The modern structure of the market arrived in 2002/03. From that season, English clubs operated with two defined windows – summer and winter. Before that, transfers could be done almost at will up to the end of March, creating a rolling, chaotic market. Now, the drama is compressed into two intense bursts.
Where every deal lands
Every arrival and departure across the 20 Premier League clubs this summer will be logged on a dedicated “Transfer Watch” page, charting the churn in real time – from record signings to quiet academy exits that might one day look like bargains.
Squad rules: the 25-man puzzle
The transfer window is not just about who you can buy. It’s about who you’re allowed to register.
Each Premier League club can name a 25-man squad. Within that group, no more than 17 players can fall outside the “Home Grown Player” criteria.
The rest must be classed as Home Grown. Crucially, Under-21 players do not count towards the 25-man limit at all, which is why so many clubs invest heavily in young talent: it offers depth without clogging up the official squad list.

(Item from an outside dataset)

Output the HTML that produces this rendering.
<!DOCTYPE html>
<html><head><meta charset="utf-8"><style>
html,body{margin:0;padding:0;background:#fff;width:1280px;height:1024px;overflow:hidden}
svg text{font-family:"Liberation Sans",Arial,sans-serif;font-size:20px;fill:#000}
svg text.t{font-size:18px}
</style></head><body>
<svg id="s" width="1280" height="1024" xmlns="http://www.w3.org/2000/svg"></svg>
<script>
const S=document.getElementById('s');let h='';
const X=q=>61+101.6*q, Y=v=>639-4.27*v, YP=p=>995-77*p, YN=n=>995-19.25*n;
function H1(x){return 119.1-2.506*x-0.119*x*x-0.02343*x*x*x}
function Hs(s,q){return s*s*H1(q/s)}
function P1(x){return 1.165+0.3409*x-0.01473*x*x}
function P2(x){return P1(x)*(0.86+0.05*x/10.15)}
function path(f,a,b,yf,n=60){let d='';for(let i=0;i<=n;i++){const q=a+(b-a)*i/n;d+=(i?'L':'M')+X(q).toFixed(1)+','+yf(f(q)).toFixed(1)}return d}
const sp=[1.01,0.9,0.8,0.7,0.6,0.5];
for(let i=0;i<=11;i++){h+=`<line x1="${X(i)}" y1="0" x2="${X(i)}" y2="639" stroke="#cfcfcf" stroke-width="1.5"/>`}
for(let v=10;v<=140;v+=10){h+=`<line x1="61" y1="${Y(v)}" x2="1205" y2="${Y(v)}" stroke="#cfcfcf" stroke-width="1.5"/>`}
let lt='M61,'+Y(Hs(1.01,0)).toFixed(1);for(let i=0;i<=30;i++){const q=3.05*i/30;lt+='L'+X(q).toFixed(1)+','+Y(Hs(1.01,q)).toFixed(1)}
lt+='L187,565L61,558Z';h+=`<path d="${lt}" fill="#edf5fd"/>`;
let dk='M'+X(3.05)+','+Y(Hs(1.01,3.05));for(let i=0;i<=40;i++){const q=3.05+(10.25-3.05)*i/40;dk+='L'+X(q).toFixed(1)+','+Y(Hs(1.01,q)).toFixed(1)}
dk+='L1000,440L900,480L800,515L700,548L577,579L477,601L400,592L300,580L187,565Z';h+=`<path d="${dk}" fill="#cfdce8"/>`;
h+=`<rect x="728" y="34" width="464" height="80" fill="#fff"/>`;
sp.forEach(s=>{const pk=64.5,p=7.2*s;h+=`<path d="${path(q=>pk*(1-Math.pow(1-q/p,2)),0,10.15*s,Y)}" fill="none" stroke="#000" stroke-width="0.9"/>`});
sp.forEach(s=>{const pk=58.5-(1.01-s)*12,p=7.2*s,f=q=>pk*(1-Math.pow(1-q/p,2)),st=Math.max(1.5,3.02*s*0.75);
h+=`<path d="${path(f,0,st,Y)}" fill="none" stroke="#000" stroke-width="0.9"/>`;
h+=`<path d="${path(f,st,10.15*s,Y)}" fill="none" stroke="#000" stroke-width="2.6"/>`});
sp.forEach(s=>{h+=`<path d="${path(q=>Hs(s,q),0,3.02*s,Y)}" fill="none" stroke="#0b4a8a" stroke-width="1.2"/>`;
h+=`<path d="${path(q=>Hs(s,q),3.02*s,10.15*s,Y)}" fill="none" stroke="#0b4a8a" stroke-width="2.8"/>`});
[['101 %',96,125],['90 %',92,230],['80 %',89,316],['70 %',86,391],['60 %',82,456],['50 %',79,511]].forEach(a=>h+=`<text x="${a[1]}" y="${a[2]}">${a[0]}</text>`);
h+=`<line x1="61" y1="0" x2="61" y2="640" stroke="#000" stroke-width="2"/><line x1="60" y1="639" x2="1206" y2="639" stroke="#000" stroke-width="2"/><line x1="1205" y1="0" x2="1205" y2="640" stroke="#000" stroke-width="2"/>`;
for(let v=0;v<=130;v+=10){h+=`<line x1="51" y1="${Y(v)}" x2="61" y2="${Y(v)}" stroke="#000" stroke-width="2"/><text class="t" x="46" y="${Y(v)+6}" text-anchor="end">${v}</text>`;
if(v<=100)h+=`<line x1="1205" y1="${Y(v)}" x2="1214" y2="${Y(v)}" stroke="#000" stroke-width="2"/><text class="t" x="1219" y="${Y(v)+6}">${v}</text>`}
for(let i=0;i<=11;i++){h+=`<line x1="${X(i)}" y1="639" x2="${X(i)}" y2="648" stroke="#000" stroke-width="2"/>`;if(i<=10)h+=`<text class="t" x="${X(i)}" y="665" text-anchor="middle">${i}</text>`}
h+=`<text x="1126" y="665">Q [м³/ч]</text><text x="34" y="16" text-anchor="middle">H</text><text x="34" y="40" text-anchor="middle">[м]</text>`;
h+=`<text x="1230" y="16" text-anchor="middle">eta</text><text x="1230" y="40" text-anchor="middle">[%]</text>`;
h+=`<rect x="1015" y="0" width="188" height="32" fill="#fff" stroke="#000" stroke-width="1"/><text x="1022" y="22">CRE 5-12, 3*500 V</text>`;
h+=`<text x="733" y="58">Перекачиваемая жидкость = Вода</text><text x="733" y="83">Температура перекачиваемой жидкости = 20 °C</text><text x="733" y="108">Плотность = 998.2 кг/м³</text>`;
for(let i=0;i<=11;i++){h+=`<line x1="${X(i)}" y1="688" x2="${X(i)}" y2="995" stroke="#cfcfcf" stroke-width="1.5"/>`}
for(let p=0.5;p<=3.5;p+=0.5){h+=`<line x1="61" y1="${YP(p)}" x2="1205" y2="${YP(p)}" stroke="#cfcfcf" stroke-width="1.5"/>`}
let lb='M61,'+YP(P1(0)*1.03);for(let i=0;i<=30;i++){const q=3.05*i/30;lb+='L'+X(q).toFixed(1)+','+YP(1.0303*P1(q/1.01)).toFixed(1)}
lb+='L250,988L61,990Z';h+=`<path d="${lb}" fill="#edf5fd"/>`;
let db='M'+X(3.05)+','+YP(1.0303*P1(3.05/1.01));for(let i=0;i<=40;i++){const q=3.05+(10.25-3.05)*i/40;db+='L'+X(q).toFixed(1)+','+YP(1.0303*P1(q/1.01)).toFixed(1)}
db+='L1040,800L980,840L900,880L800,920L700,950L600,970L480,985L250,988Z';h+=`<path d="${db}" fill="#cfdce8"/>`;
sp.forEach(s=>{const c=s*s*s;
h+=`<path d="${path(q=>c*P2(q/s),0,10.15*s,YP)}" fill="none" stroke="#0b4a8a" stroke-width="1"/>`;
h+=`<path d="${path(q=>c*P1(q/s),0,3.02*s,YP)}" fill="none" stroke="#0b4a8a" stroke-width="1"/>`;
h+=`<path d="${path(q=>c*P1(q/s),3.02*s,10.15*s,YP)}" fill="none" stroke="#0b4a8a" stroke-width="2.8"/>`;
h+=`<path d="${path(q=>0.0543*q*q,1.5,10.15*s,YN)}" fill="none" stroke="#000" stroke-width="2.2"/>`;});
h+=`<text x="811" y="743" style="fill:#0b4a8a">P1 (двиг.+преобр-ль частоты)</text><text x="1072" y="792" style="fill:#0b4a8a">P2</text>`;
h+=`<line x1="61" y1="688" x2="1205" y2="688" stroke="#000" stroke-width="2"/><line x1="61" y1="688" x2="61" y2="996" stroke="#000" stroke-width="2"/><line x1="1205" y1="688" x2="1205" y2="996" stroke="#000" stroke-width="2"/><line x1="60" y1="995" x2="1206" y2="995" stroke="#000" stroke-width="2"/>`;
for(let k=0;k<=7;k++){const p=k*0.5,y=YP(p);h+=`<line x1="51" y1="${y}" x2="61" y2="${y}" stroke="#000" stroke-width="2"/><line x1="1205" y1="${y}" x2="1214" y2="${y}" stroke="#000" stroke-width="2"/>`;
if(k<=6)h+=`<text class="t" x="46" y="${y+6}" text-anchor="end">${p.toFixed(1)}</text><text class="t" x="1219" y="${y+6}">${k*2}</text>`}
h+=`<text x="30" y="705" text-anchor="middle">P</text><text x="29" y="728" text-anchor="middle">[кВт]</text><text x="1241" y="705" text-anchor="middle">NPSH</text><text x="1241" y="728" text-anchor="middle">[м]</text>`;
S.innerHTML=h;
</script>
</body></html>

A “Home Grown Player” is defined by training, not passport. Any player, of any nationality, qualifies if he has been registered with a club affiliated to The Football Association or the Football Association of Wales for three full seasons or 36 months before his 21st birthday, or before the end of the season in which he turns 21.
That rule quietly shapes recruitment. It can turn a versatile, home-grown squad player into one of the most valuable pieces on the board.

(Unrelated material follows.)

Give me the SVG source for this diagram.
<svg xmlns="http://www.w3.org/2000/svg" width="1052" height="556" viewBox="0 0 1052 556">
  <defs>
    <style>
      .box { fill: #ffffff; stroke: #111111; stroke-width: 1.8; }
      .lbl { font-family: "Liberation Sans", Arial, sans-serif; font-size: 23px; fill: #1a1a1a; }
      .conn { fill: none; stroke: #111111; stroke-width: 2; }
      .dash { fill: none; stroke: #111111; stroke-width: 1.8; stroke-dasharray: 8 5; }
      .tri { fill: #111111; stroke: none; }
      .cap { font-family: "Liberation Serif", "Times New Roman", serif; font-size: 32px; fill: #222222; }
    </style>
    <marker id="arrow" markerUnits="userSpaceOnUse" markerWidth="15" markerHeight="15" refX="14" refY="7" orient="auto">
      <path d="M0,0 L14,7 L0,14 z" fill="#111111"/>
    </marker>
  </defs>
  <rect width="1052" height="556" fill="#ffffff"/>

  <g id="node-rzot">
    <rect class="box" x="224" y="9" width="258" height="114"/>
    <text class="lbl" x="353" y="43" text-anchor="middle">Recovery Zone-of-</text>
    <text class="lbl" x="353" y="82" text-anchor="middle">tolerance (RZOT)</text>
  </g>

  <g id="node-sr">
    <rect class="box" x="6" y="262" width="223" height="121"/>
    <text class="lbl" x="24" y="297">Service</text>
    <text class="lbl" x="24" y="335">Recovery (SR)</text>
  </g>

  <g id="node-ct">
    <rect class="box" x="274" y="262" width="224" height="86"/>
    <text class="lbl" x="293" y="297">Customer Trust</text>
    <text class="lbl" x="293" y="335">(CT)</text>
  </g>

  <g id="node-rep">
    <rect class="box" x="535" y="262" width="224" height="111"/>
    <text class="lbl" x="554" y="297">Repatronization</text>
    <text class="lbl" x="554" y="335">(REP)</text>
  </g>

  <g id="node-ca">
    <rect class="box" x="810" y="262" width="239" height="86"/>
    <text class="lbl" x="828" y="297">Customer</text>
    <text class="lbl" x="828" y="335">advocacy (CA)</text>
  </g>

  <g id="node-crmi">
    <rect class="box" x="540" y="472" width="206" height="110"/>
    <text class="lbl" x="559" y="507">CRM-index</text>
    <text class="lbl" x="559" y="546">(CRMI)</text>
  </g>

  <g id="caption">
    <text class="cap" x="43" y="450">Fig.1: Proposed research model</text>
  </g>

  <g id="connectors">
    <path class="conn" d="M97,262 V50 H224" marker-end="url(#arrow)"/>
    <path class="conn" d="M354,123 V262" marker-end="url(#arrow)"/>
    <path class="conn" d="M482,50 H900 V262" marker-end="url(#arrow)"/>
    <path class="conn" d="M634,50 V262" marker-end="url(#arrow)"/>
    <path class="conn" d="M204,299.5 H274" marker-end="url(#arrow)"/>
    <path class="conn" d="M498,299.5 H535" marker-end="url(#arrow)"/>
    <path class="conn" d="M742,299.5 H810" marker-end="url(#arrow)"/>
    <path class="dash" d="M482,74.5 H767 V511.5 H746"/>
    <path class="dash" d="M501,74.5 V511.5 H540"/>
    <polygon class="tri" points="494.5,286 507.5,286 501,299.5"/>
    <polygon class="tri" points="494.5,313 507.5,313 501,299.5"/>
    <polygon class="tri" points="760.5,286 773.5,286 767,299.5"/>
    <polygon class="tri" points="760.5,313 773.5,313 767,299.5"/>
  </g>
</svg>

Free agents, loans and the other ways to move
Not every deal involves a huge cheque.
Thanks to the legal battles fought by Eastham and Bosman, players become free agents when their contracts expire. At that point, they can sign for a new club without a transfer fee. In the Premier League, contracts typically run until 30 June, so expect a flurry of announcements around that date as out-of-contract players choose their next move.
Then there are loans – officially labelled “temporary transfers”. These can be simple short-term fixes or cleverly structured pathways to permanent moves.
Clubs often build in:
- Obligations to buy at the end of the loan
- Clauses that trigger a permanent transfer if certain appearance or performance criteria are met
The Premier League places clear limits on loans. A club can have no more than two registered loan players from other English clubs at any one time. Deals from overseas clubs sit outside that particular quota, offering another route for sides looking to supplement their squads without permanent commitments.

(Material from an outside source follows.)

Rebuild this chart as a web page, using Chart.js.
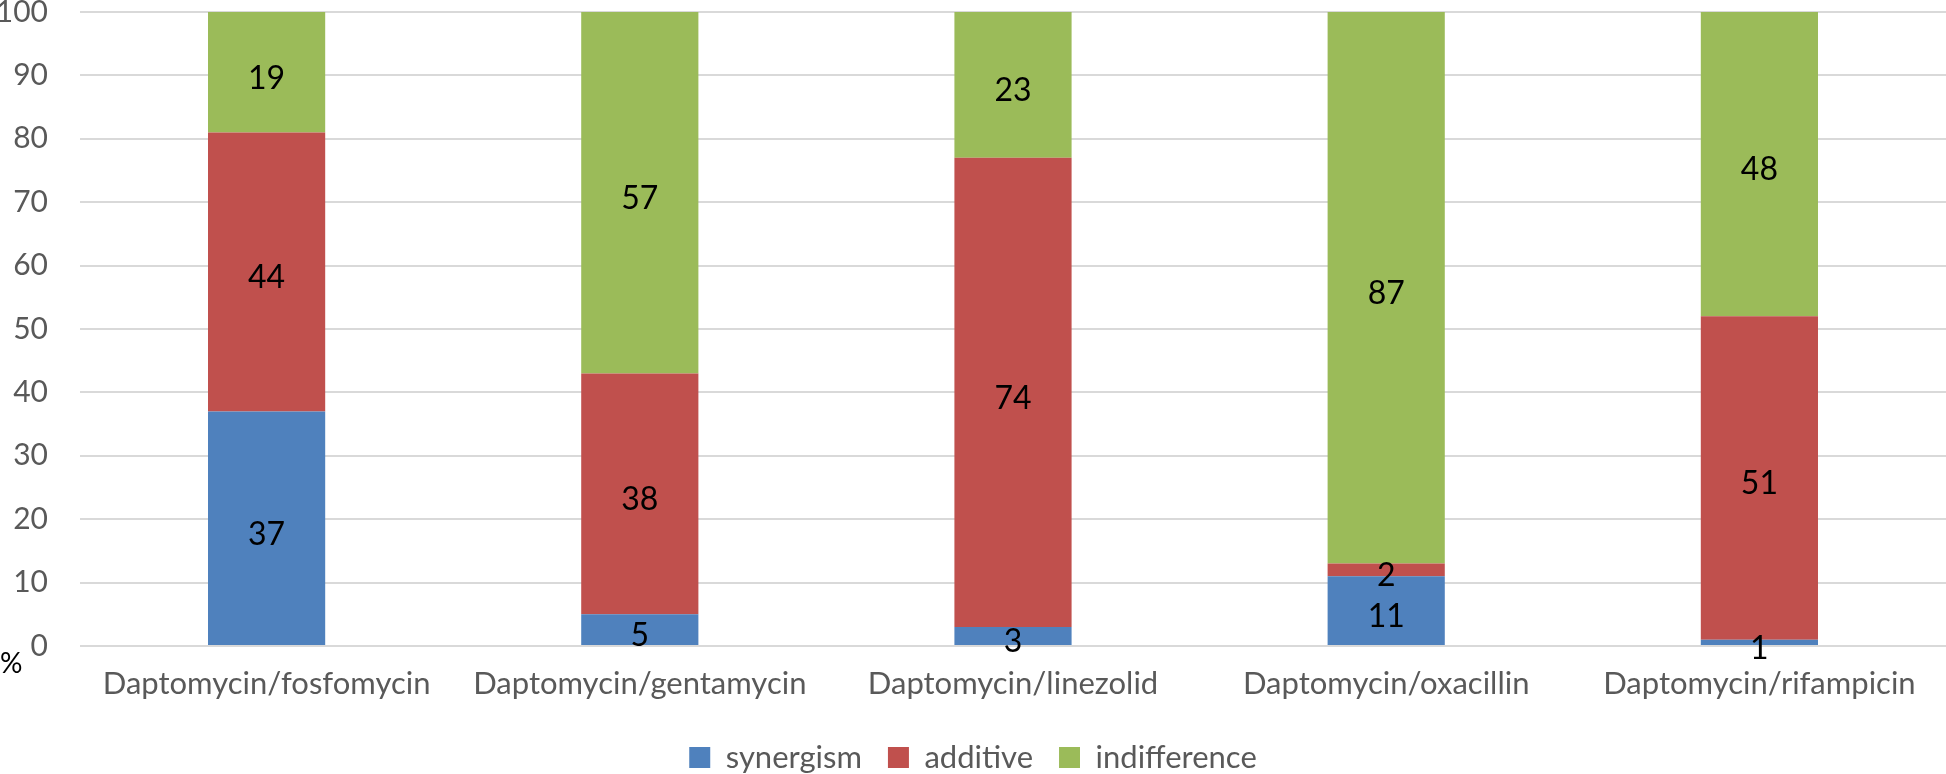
<!DOCTYPE html>
<html>
<head>
<meta charset="utf-8">
<script src="https://cdn.jsdelivr.net/npm/chart.js@4.4.1/dist/chart.umd.min.js"></script>
<style>
  html, body { margin: 0; padding: 0; background: #fff; }
  #wrap { width: 1946px; height: 774px; }
</style>
</head>
<body>
<div id="wrap"><canvas id="myChart"></canvas></div>
<script>
// data
var combos = ["Daptomycin/fosfomycin", "Daptomycin/gentamycin", "Daptomycin/linezolid", "Daptomycin/oxacillin", "Daptomycin/rifampicin"];
var synergism = [37, 5, 3, 11, 1];
var additive = [44, 38, 74, 2, 51];
var indifference = [19, 57, 23, 87, 48];
var yTicks = [0, 10, 20, 30, 40, 50, 60, 70, 80, 90, 100];

var FONT = "Lato, 'Open Sans', sans-serif";

// draws the value in the middle of each segment (excel puts them a bit low)
var valueLabels = {
  id: "valueLabels",
  afterDatasetsDraw: function (chart) {
    var ctx = chart.ctx;
    ctx.save();
    ctx.font = "32px " + FONT;
    ctx.fillStyle = "#000";
    ctx.textAlign = "center";
    ctx.textBaseline = "middle";
    chart.data.datasets.forEach(function (ds, i) {
      chart.getDatasetMeta(i).data.forEach(function (bar, j) {
        var c = bar.getCenterPoint();
        ctx.fillText(ds.data[j], c.x, c.y + 6);
      });
    });
    ctx.restore();
  }
};

// the "%" unit sits under the y axis, left of 0
var unitLabel = {
  id: "unitLabel",
  afterDraw: function (chart) {
    var ctx = chart.ctx;
    var y0 = chart.scales.y.getPixelForValue(0);
    ctx.save();
    ctx.font = "28px " + FONT;
    ctx.fillStyle = "#000";
    ctx.textAlign = "left";
    ctx.textBaseline = "middle";
    ctx.fillText("%", 0, y0 + 18);
    ctx.restore();
  }
};

var ctx = document.getElementById("myChart").getContext("2d");
var myChart = new Chart(ctx, {
  type: "bar",
  data: {
    labels: combos,
    datasets: [
      { label: "synergism", data: synergism, backgroundColor: "#4F81BD" },
      { label: "additive", data: additive, backgroundColor: "#C0504D" },
      { label: "indifference", data: indifference, backgroundColor: "#9BBB59" }
    ]
  },
  options: {
    responsive: true,
    maintainAspectRatio: false,
    animation: false,
    layout: { padding: { top: 0, right: 0, left: 0, bottom: -9 } },
    datasets: { bar: { categoryPercentage: 1, barPercentage: 0.314 } },
    scales: {
      x: {
        stacked: true,
        grid: { display: false, drawTicks: false },
        border: { display: false },
        ticks: { color: "#595959", font: { size: 31, family: FONT }, padding: 19, maxRotation: 0 },
        afterFit: function (axis) { axis.height = 70; }
      },
      y: {
        stacked: true,
        min: 0,
        max: 100,
        afterBuildTicks: function (axis) {
          axis.ticks = yTicks.map(function (v) { return { value: v }; });
        },
        afterFit: function (axis) {
          axis.width = 80;
          axis.paddingTop = 12;
          axis.paddingBottom = 0;
        },
        grid: { color: "#D9D9D9", lineWidth: 2, drawTicks: false },
        border: { display: false },
        ticks: { color: "#595959", font: { size: 30, family: FONT }, padding: 32 }
      }
    },
    plugins: {
      legend: {
        position: "bottom",
        labels: {
          boxWidth: 21,
          boxHeight: 21,
          padding: 26,
          color: "#595959",
          font: { size: 31, family: FONT }
        }
      },
      tooltip: { enabled: false }
    }
  },
  plugins: [valueLabels, unitLabel]
});
</script>
</body>
</html>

Inside a deal: agents, clauses and the late scramble
On paper, a transfer is straightforward: a buying club, a selling club, a player, a contract. Reality is far messier.
At Premier League level, almost every deal runs through agents and intermediaries, with negotiations bouncing between salary, bonuses, image rights, sell-on clauses, payment structures and performance-related add-ons. It’s why so many moves drag on, and why so many explode into life as the deadline looms.
When the clock ticks towards 23:00 on 1 September and a transfer is close but not quite complete, clubs can use deal sheets. These documents buy a crucial two-hour grace period beyond the official deadline, giving parties until 01:00 to finalise the remaining paperwork for a move that has already been substantially agreed.
To make a signing official, clubs must submit all relevant documents to the Premier League. Only when the league is satisfied does the registration go through and the player becomes eligible.
Inside those contracts, buying and selling clubs can insist on a range of clauses: how and when fees are paid, add-ons for appearances or goals, sell-on percentages, even conditions tied to future transfers. Every line can tilt the risk and reward of a deal.
The season on the pitch may be over, but the contest off it is only just beginning. Over the next few months, some clubs will transform, some will gamble, and some will hesitate.
By the time 1 September arrives and the final deal sheet is filed, who will have used the window well enough to change the shape of 2026/27?